Al año siguiente, se esperaba el cierre de 1.318 establecimientos dedicados a la producción y venta de esa bebida fermentada, según predicciones hechas por este diario. Pero lo cierto es que esa fue la estocada mortal para la chicha. O eso parecía…
La chicha y la dicha
Los jóvenes se dan cita en el centro de Bogotá para tomar chicha, ya más higienizada y de diferentes sabores Foto:Mauricio León / EL TIEMPO
Pero la chicha nunca se terminó del todo. Simplemente perdió la batalla de imagen y de mercado con la cerveza, el aguardiente y otras bebidas. Pero en el silencio de sus casas, las mujeres seguían preparándola de forma artesanal. La tradición, oculta más por el paso de los años y el a nuevas bebidas que por temor a represalias, continuaba. Y el eje de la resistencia ‘pro chicha’ era el barrio La Perseverancia, uno de los más tradicionales del centro de Bogotá.
Allí se seguía preparando y vendiendo la bebida y las familias, con su venta, se hacían a un ingreso extra. Tanto así, que en 1987 se institucionalizó cada segundo domingo de octubre el ‘Festival de la chicha, la vida y la dicha’, que incluía no solo degustación de la bebida, sino de platos tradicionales con el cuchuco, el cocido y los huesos de marrano. Y en 2004, esa reunión de amigos de barrio se convirtió, por obra y gracia del Acuerdo 121 del 24 de junio, en un “evento de interés cultural de Bogotá D.C."
¡Lo había logrado una vez más! La chicha había resucitado y había salido de la clandestinidad. Hoy, con vigilancia estricta de la Secretaría de Salud, es una de las curiosidades gastronómicas que más atraen turistas en el centro de Bogotá, más exactamente en ‘El callejón del embudo’, pequeña y pintoresca calle donde abundan los turistas y en la que, según una crónica de EL TIEMPO del 13 de octubre del 2018, se venden “613.449 litros entre viernes, sábado y domingo, lo que equivaldría a 1.858 botellas de cerveza, es decir, 61 canastas”.

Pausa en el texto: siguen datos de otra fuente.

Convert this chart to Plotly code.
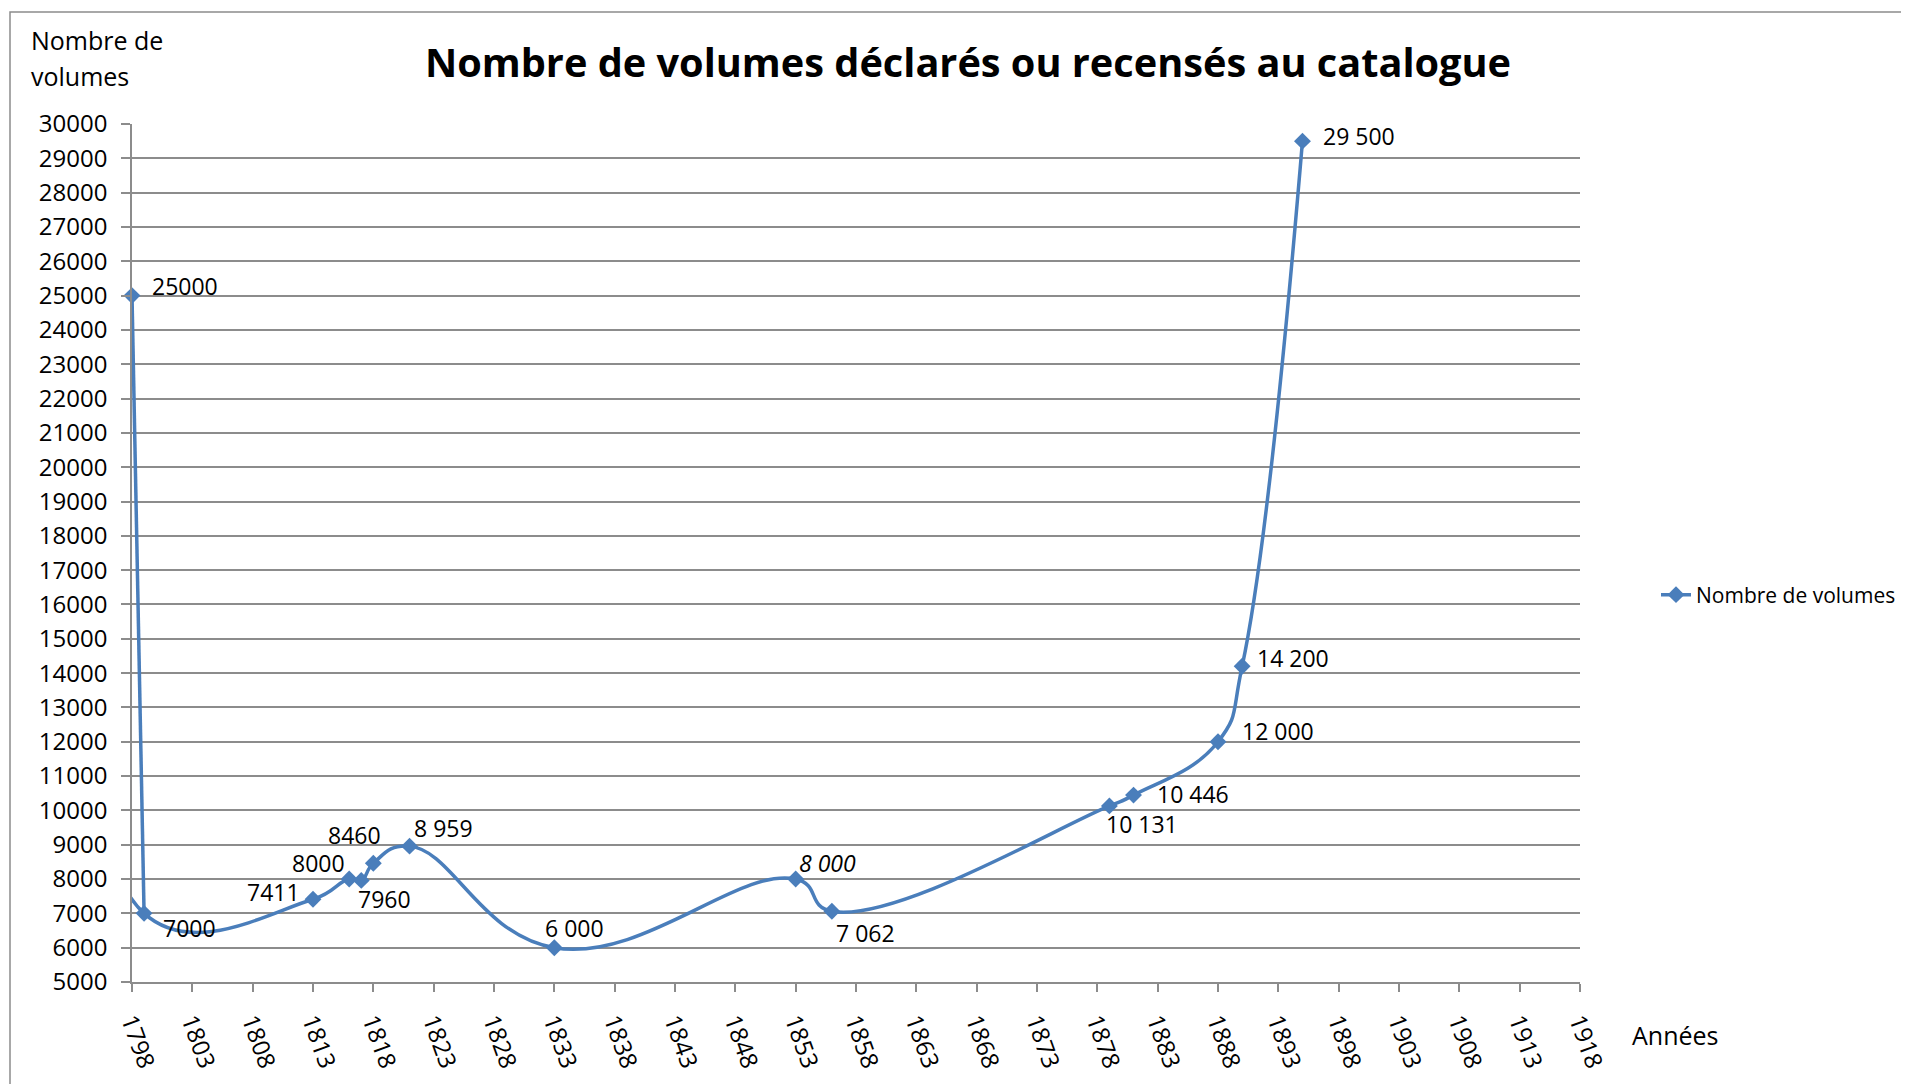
import plotly.graph_objects as go

# ---- data ----
years = [1798, 1799, 1813, 1816, 1817, 1818, 1821, 1833, 1853, 1856, 1879, 1881, 1888, 1890, 1895]
volumes = [25000, 7000, 7411, 8000, 7960, 8460, 8959, 6000, 8000, 7062, 10131, 10446, 12000, 14200, 29500]
labels = ["25000", "7000", "7411", "8000", "7960", "8460", "8 959", "6 000", "<i>8 000</i>",
          "7 062", "10 131", "10 446", "12 000", "14 200", "29 500"]
x_ticks = list(range(1798, 1919, 5))
y_ticks = list(range(5000, 30001, 1000))

# ---- styling for labels (anchor, xshift, yshift) ----
label_style = [
    ("left", 18, 10), ("left", 17, -15), ("right", -11, 7), ("right", -2, 16),
    ("left", -5, -19), ("center", -19, 28), ("left", 2, 18), ("left", -11, 20),
    ("left", 1, 16), ("left", 2, -22), ("left", -5, -18), ("left", 21, 1),
    ("left", 22, 11), ("left", 13, 8), ("left", 19, 5),
]

FONT = "Open Sans, Lato, DejaVu Sans, sans-serif"
BLUE = "#4A7EBB"
GRID = "#8C8C8C"

OFF = 8  # page body margin
W, H = 1909 - 2 * OFF, 1092 - 2 * OFF
L, R, T, B = 132 - OFF, 1580 - OFF, 124 - OFF, 982 - OFF


def px_x(p):  # window pixel -> paper x
    return (p - OFF - L) / (R - L)


def px_y(p):  # window pixel -> paper y
    return (B - (p - OFF)) / (B - T)


fig = go.Figure()
# first (near vertical) drop drawn straight so it stays on the axis
fig.add_trace(go.Scatter(
    x=years[:2], y=volumes[:2], mode="lines", showlegend=False, hoverinfo="skip",
    line=dict(color=BLUE, width=3.5),
))
fig.add_trace(go.Scatter(
    x=years, y=volumes, mode="lines+markers", name="Nombre de volumes",
    line=dict(color=BLUE, width=3.5, shape="spline", smoothing=1.3),
    marker=dict(symbol="diamond", size=13, color=BLUE),
    cliponaxis=False,
))

annotations = []
for xv, yv, txt, (anc, dx, dy) in zip(years, volumes, labels, label_style):
    annotations.append(dict(x=xv, y=yv, xref="x", yref="y", text=txt, showarrow=False,
                            xanchor=anc, yanchor="middle", xshift=dx, yshift=dy,
                            font=dict(family=FONT, size=23, color="black")))

annotations += [
    dict(x=px_x(29), y=px_y(40), xref="paper", yref="paper", text="Nombre de", showarrow=False,
         xanchor="left", yanchor="middle", font=dict(family=FONT, size=25, color="black")),
    dict(x=px_x(29), y=px_y(76), xref="paper", yref="paper", text="volumes", showarrow=False,
         xanchor="left", yanchor="middle", font=dict(family=FONT, size=25, color="black")),
    dict(x=px_x(1630), y=px_y(1035), xref="paper", yref="paper", text="Années", showarrow=False,
         xanchor="left", yanchor="middle", font=dict(family=FONT, size=25, color="black")),
]

fig.update_layout(
    width=W, height=H,
    margin=dict(l=L, r=W - R, t=T, b=H - B, autoexpand=False),
    paper_bgcolor="white", plot_bgcolor="white",
    title=dict(text="<b>Nombre de volumes déclarés ou recensés au catalogue</b>",
               x=(968 - OFF) / W, xanchor="center", y=1 - (63 - OFF) / H, yanchor="middle",
               font=dict(family=FONT, size=39.7, color="black")),
    xaxis=dict(range=[1798, 1918], tickvals=x_ticks, ticktext=[str(v) for v in x_ticks],
               tickangle=70, showgrid=False, zeroline=False,
               showline=True, linecolor=GRID, linewidth=1.5,
               ticks="outside", ticklen=8, tickcolor=GRID, tickwidth=1.5,
               ticklabelstandoff=6, automargin=False,
               tickfont=dict(family=FONT, size=24, color="black")),
    yaxis=dict(range=[5000, 30000], tickvals=y_ticks, ticktext=[str(v) for v in y_ticks],
               showgrid=True, gridcolor=GRID, gridwidth=1.5, zeroline=False,
               showline=True, linecolor=GRID, linewidth=1.5,
               ticks="outside", ticklen=9, tickcolor=GRID, tickwidth=1.5,
               ticklabelstandoff=9, automargin=False,
               tickfont=dict(family=FONT, size=24, color="black")),
    showlegend=True,
    legend=dict(x=px_x(1656), y=px_y(595), xanchor="left", yanchor="middle",
                font=dict(family=FONT, size=21, color="black"), bgcolor="rgba(0,0,0,0)"),
    annotations=annotations,
    shapes=[dict(type="rect", xref="paper", yref="paper", x0=px_x(10), y0=px_y(1300),
                 x1=px_x(2100), y1=px_y(12), line=dict(color="#8C8C8C", width=1.5),
                 fillcolor="rgba(0,0,0,0)", layer="below")],
)

fig.write_html("out.html")
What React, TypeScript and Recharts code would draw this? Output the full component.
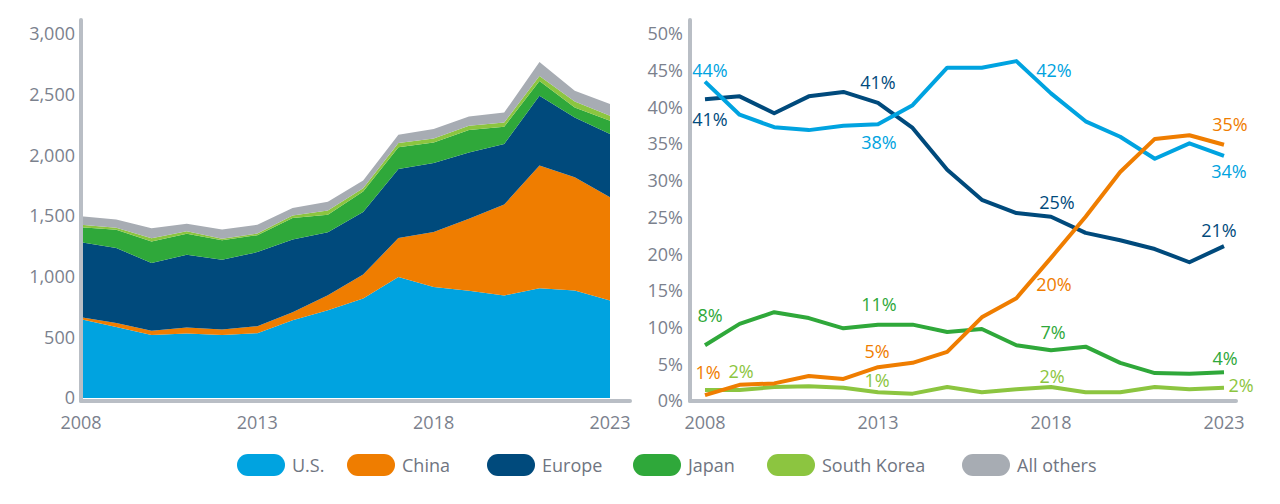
import { Area, AreaChart, Line, LineChart, XAxis, YAxis } from "recharts";

const years = [2008, 2009, 2010, 2011, 2012, 2013, 2014, 2015, 2016, 2017, 2018, 2019, 2020, 2021, 2022, 2023];
const yearTicks = [2008, 2013, 2018, 2023];

// left panel: stacked totals (units)
const usUnits = [649, 584, 518, 532, 518, 534, 641, 723, 820, 997, 915, 884, 844, 904, 885, 803];
const chinaUnits = [16, 33, 35, 49, 47, 58, 65, 123, 197, 321, 452, 593, 750, 1011, 934, 852];
const europeUnits = [619, 619, 559, 600, 575, 610, 600, 520, 515, 570, 570, 547, 499, 575, 493, 521];
const japanUnits = [123, 151, 178, 173, 159, 140, 178, 145, 170, 178, 169, 184, 142, 123, 82, 109];
const koreaUnits = [20, 16, 27, 19, 14, 14, 20, 33, 27, 36, 33, 35, 35, 41, 49, 41];
const otherUnits = [71, 68, 82, 63, 76, 71, 62, 74, 63, 68, 77, 76, 82, 115, 88, 96];
const unitTicks = [0, 500, 1000, 1500, 2000, 2500, 3000];

// right panel: share of total (%)
const usShare = [43.5, 39.0, 37.3, 36.9, 37.5, 37.7, 40.3, 45.4, 45.4, 46.3, 41.9, 38.1, 36.0, 33.0, 35.1, 33.4];
const chinaShare = [0.8, 2.2, 2.4, 3.4, 3.0, 4.6, 5.2, 6.7, 11.4, 14.0, 19.5, 25.1, 31.2, 35.7, 36.2, 34.9];
const europeShare = [41.1, 41.5, 39.2, 41.5, 42.1, 40.6, 37.2, 31.5, 27.4, 25.6, 25.1, 22.9, 21.9, 20.7, 18.9, 21.1];
const japanShare = [7.6, 10.5, 12.1, 11.3, 9.9, 10.4, 10.4, 9.4, 9.8, 7.6, 6.9, 7.4, 5.2, 3.8, 3.7, 3.9];
const koreaShare = [1.5, 1.5, 1.9, 2.0, 1.8, 1.2, 1.0, 1.9, 1.2, 1.6, 1.9, 1.2, 1.2, 1.9, 1.6, 1.8];
const shareTicks = [0, 5, 10, 15, 20, 25, 30, 35, 40, 45, 50];

// point labels on the right panel
const labelYears = [2008, 2013, 2018, 2023];
const usLabels = ["44%", "38%", "42%", "34%"];
const chinaLabels = ["1%", "5%", "20%", "35%"];
const europeLabels = ["41%", "41%", "25%", "21%"];
const japanLabels = ["8%", "11%", "7%", "4%"];
const koreaLabels = ["2%", "1%", "2%", "2%"];

const legendNames = ["U.S.", "China", "Europe", "Japan", "South Korea", "All others"];

const C = {
  us: "#00a3e0",
  china: "#ef7d00",
  europe: "#004a7c",
  japan: "#2fa83a",
  korea: "#8cc540",
  others: "#a7acb3",
  axis: "#b9bec5",
  tick: "#7b818d",
};
const legendColors = [C.us, C.china, C.europe, C.japan, C.korea, C.others];
const legendLeft = [237, 347, 487, 633, 767, 962];

// label offsets (dx, dy from the point), in labelYears order
const labelOffsets: Record<string, number[][]> = {
  us: [[5, -12], [1, 18], [3, -23], [5, 15]],
  china: [[3, -23], [-1, -16], [3, 26], [6, -21]],
  europe: [[5, 20], [0, -21], [6, -15], [-5, -16]],
  japan: [[5, -30], [1, -21], [2, -18], [1, -14]],
  korea: [[36, -19], [-1, -12], [1, -11], [17, -3]],
};

const FONT = "'Open Sans', sans-serif";
const FS = 18;
const tickStyle = { fill: C.tick, fontSize: FS, fontFamily: FONT };

const unitData = years.map((year, i) => ({
  year,
  us: usUnits[i],
  china: chinaUnits[i],
  europe: europeUnits[i],
  japan: japanUnits[i],
  korea: koreaUnits[i],
  others: otherUnits[i],
}));

const shareData = years.map((year, i) => ({
  year,
  us: usShare[i],
  china: chinaShare[i],
  europe: europeShare[i],
  japan: japanShare[i],
  korea: koreaShare[i],
}));

function labelDot(key: string, labels: string[], color: string) {
  return (props: any) => {
    const { cx, cy, index, payload } = props;
    const i = labelYears.indexOf(payload?.year);
    if (i < 0 || cx == null || cy == null) return <g key={`${key}-${index}`} />;
    const [dx, dy] = labelOffsets[key][i];
    return (
      <text
        key={`${key}-${index}`}
        x={cx + dx}
        y={cy + dy}
        textAnchor="middle"
        dominantBaseline="central"
        fontSize={FS}
        fontFamily={FONT}
        fill={color}
      >
        {labels[i]}
      </text>
    );
  };
}

const axisLine = { stroke: C.axis, strokeWidth: 4, strokeLinecap: "round" as const };

function UnitsChart() {
  return (
    <AreaChart width={640} height={440} data={unitData} margin={{ top: 20, right: 10, bottom: 0, left: 0 }}>
      <XAxis
        dataKey="year"
        type="number"
        domain={[2008, 2023]}
        ticks={yearTicks}
        padding={{ left: 0, right: 20 }}
        height={39}
        axisLine={axisLine}
        tickLine={false}
        tickSize={0}
        tickMargin={15}
        tick={tickStyle}
        interval={0}
      />
      <YAxis
        type="number"
        domain={[-25, 3115]}
        ticks={unitTicks}
        width={81}
        axisLine={axisLine}
        tickLine={false}
        tickSize={0}
        tickMargin={6}
        tick={tickStyle}
        tickFormatter={(v: number) => v.toLocaleString("en-US")}
        allowDataOverflow
      />
      <Area type="linear" dataKey="us" stackId="a" stroke="none" fill={C.us} fillOpacity={1} isAnimationActive={false} />
      <Area type="linear" dataKey="china" stackId="a" stroke="none" fill={C.china} fillOpacity={1} isAnimationActive={false} />
      <Area type="linear" dataKey="europe" stackId="a" stroke="none" fill={C.europe} fillOpacity={1} isAnimationActive={false} />
      <Area type="linear" dataKey="japan" stackId="a" stroke="none" fill={C.japan} fillOpacity={1} isAnimationActive={false} />
      <Area type="linear" dataKey="korea" stackId="a" stroke="none" fill={C.korea} fillOpacity={1} isAnimationActive={false} />
      <Area type="linear" dataKey="others" stackId="a" stroke="none" fill={C.others} fillOpacity={1} isAnimationActive={false} />
    </AreaChart>
  );
}

function ShareChart() {
  const series: [string, string[], string][] = [
    ["korea", koreaLabels, C.korea],
    ["japan", japanLabels, C.japan],
    ["europe", europeLabels, C.europe],
    ["us", usLabels, C.us],
    ["china", chinaLabels, C.china],
  ];
  return (
    <LineChart width={636} height={440} data={shareData} margin={{ top: 20, right: 40, bottom: 0, left: 0 }}>
      <XAxis
        dataKey="year"
        type="number"
        domain={[2008, 2023]}
        ticks={yearTicks}
        padding={{ left: 15, right: 12 }}
        height={39}
        axisLine={axisLine}
        tickLine={false}
        tickSize={0}
        tickMargin={15}
        tick={tickStyle}
        interval={0}
      />
      <YAxis
        type="number"
        domain={[0, 51.9]}
        ticks={shareTicks}
        width={50}
        axisLine={axisLine}
        tickLine={false}
        tickSize={0}
        tickMargin={7}
        tick={tickStyle}
        tickFormatter={(v: number) => `${v}%`}
        allowDataOverflow
      />
      {series.map(([key, labels, color]) => (
        <Line
          key={key}
          type="linear"
          dataKey={key}
          stroke={color}
          strokeWidth={4}
          strokeLinejoin="round"
          dot={labelDot(key, labels, color)}
          activeDot={false}
          isAnimationActive={false}
        />
      ))}
    </LineChart>
  );
}

export default function App() {
  return (
    <div
      style={{
        position: "absolute",
        left: 0,
        top: 0,
        width: 1280,
        height: 504,
        background: "#fff",
        fontFamily: FONT,
        overflow: "hidden",
      }}
    >
      <div style={{ position: "absolute", left: 0, top: 0 }}>
        <UnitsChart />
      </div>
      <div style={{ position: "absolute", left: 640, top: 0 }}>
        <ShareChart />
      </div>
      {legendNames.map((name, i) => (
        <div
          key={name}
          style={{
            position: "absolute",
            left: legendLeft[i],
            top: 454,
            height: 22,
            display: "flex",
            alignItems: "center",
            whiteSpace: "nowrap",
          }}
        >
          <span
            style={{
              display: "inline-block",
              width: 48,
              height: 22,
              borderRadius: 11,
              background: legendColors[i],
              marginRight: 7,
            }}
          />
          <span style={{ fontSize: FS, color: "#6f7581" }}>{name}</span>
        </div>
      ))}
    </div>
  );
}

“La oferta es amplia, y, aunque aún se conserva la chicha natural, ahora se puede encontrar con sabores, colores y hasta olores diferentes. El cliente es el que manda, y si prefiere podrá elegir una botella con sabor a fresa, de color rojo y con olor a frutos rojos, o si se va por la tradicional. Limón, maracuyá, mango, todos están a la orden, y las botellas de colores son el principal atractivo de las vitrinas”, relata el texto.
Así, tras dos siglos de soportar improperios y ser culpada de todos los males patrios, la chicha se da el lujo hoy, no simplemente de sobrevivir, sino de gozar de excelente salud, ser punto de encuentro de nacionales y turistas y hasta tener su propio museo. ¡Que se sigan alzando las totumas!